RUY BELO (1933-1978), desenho obtido no sítio Correio do Porto
Ruy Belo, no
“Breve Programa para Uma Iniciação ao Canto” que antecede Transporte no Tempo (1973), diz isto: «Ao escrever, e
independentemente do valor do que escrevo, tenho às vezes a vaga consciência de
que contribuo, embora modestamente, para o aperfeiçoamento desta terra onde um
dia nasci para nela morrer um dia para sempre.» Uma vaga consciência, diz o poeta, o que só poderá ser entendido como
uma manifestação de humildade. Lemos num dos poemas de Transporte no Tempo: «Odeio este tempo detergente / um tempo
português que até utilizou / os
primeiros acordes da quinta sinfonia de beethoven / como indicativo da voz do
ocidente». Alguns dos poetas que defenderam “a arte pela arte”, fizeram-no pela
pureza e autonomia dessa mesma arte, não duvidando do poder, que lhe é
inerente, de transformar os homens e as sociedades. A arte pode e deve falar de
tudo, só não é admissível que seja instrumentalizada ao serviço de políticas,
religiões e credos em geral. «A arte é, não serve», disse o presencista Adolfo
Casais-Monteiro, não andando longe de Mário Dionísio quando proferiu, em 1958,
na conferência Conflito e Unidade da Arte
Contemporânea, as seguintes palavras: «A grande lição é esta: não se pode resolver criar uma nova arte. Nem
planificar um sonho sem o caricaturar. Querer racionalizar a criação artística
é impedi-la. É querer ordenar o inordenável, prever o imprevisível, fazer florir
por métodos exteriores, planificações, artifícios, o que só vive de imprevisto,
de surpresa, de inviolável liberdade.» E aqui está até onde nos leva Ruy Belo.
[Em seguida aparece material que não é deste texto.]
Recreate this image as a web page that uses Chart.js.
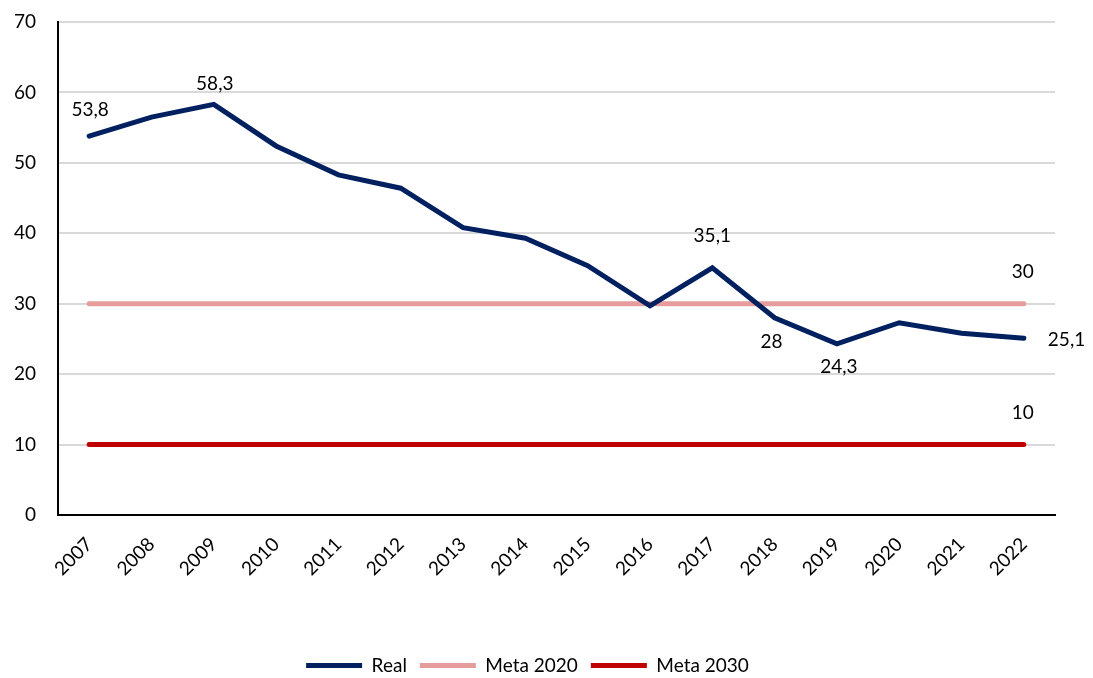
<!DOCTYPE html>
<html>
<head>
<meta charset="utf-8">
<script src="https://cdn.jsdelivr.net/npm/chart.js@4.4.1/dist/chart.umd.min.js"></script>
<style>
  html, body { margin: 0; padding: 0; background: #fff; }
  #wrap { width: 1093px; height: 678px; }
</style>
</head>
<body>
<div id="wrap"><canvas id="can" width="1093" height="678"></canvas></div>
<script>
// data
const anos = ['2007','2008','2009','2010','2011','2012','2013','2014','2015','2016','2017','2018','2019','2020','2021','2022']
const real = [53.8, 56.5, 58.3, 52.4, 48.3, 46.4, 40.8, 39.3, 35.4, 29.7, 35.1, 28, 24.3, 27.3, 25.8, 25.1]
const meta2020 = [30,30,30,30,30,30,30,30,30,30,30,30,30,30,30,30]
const meta2030 = [10,10,10,10,10,10,10,10,10,10,10,10,10,10,10,10]
const yTicks = [0, 10, 20, 30, 40, 50, 60, 70]

// which points get a value label: index -> [dx, dy, align]
const etiquetasReal = {0: [1, -26, 'center'], 2: [1, -21, 'center'], 10: [0, -32, 'center'],
                       11: [-3, 24, 'center'], 12: [2, 23, 'center'], 15: [24, 2, 'left']}
const etiquetasMeta = {15: [-1, -32, 'center']}

const fonte = 'Lato, "Liberation Sans", sans-serif'

function formata(v) {
    return String(v).replace('.', ',')
}

const rotulos = {
    id: 'rotulos',
    afterDatasetsDraw(chart) {
        const ctx = chart.ctx
        ctx.save()
        ctx.font = '19px ' + fonte
        ctx.fillStyle = '#000'
        ctx.textBaseline = 'middle'
        chart.data.datasets.forEach((ds, i) => {
            const meta = chart.getDatasetMeta(i)
            const mapa = i == 0 ? etiquetasReal : etiquetasMeta
            Object.keys(mapa).forEach(k => {
                const p = meta.data[k]
                const [dx, dy, al] = mapa[k]
                ctx.textAlign = al
                ctx.fillText(formata(ds.data[k]), p.x + dx, p.y + dy)
            })
        })
        ctx.restore()
    }
}

const config = {
    type: 'line',
    data: {
        labels: anos,
        datasets: [
            {label: 'Real', data: real, borderColor: '#002060', backgroundColor: '#002060', borderWidth: 5},
            {label: 'Meta 2020', data: meta2020, borderColor: '#E69C9C', backgroundColor: '#E69C9C', borderWidth: 5},
            {label: 'Meta 2030', data: meta2030, borderColor: '#C00000', backgroundColor: '#C00000', borderWidth: 5}
        ]
    },
    options: {
        responsive: false,
        animation: false,
        layout: {padding: {top: 22, right: 38, left: 0, bottom: -7}},
        elements: {
            line: {tension: 0, borderCapStyle: 'round', borderJoinStyle: 'miter'},
            point: {radius: 0, hoverRadius: 0}
        },
        plugins: {
            tooltip: {enabled: false},
            legend: {
                position: 'bottom',
                labels: {
                    usePointStyle: true,
                    pointStyle: 'line',
                    pointStyleWidth: 56,
                    boxHeight: 5,
                    padding: 13,
                    color: '#000',
                    font: {family: fonte, size: 19}
                }
            }
        },
        scales: {
            x: {
                offset: true,
                grid: {display: false, drawTicks: false},
                border: {display: true, color: '#000', width: 2},
                ticks: {
                    color: '#000',
                    font: {family: fonte, size: 19},
                    minRotation: 45,
                    maxRotation: 45,
                    padding: 18
                },
                afterFit(s) { s.height = 128; s.paddingLeft = 0; s.paddingRight = 0 }
            },
            y: {
                min: 0,
                max: 70,
                afterBuildTicks(s) { s.ticks = yTicks.map(v => ({value: v})) },
                grid: {color: '#D9D9D9', lineWidth: 2, drawTicks: false},
                border: {display: true, color: '#000', width: 2},
                ticks: {
                    color: '#000',
                    font: {family: fonte, size: 19},
                    padding: 22
                },
                afterFit(s) { s.width = 58; s.paddingTop = 0; s.paddingBottom = 0 }
            }
        }
    },
    plugins: [rotulos]
}

let chart = new Chart(document.getElementById('can'), config)
</script>
</body>
</html>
Dêmos-lhes então a palavra quando, no mesmo texto, fala do poeta: «Falo do
homem que, ombro a ombro com os oprimidos, empunhando a palavra como uma enxada
ou uma arma, encontrou ou pelo menos procurou na linguagem um contorno para o
silêncio que há no vento, no mar, nos campos.»
2 comentários:
Estes textos do Ruy Belo são também excepcionais.
Sem dúvida, meu caro. "Na senda da poesia", ensaios, muito interessante.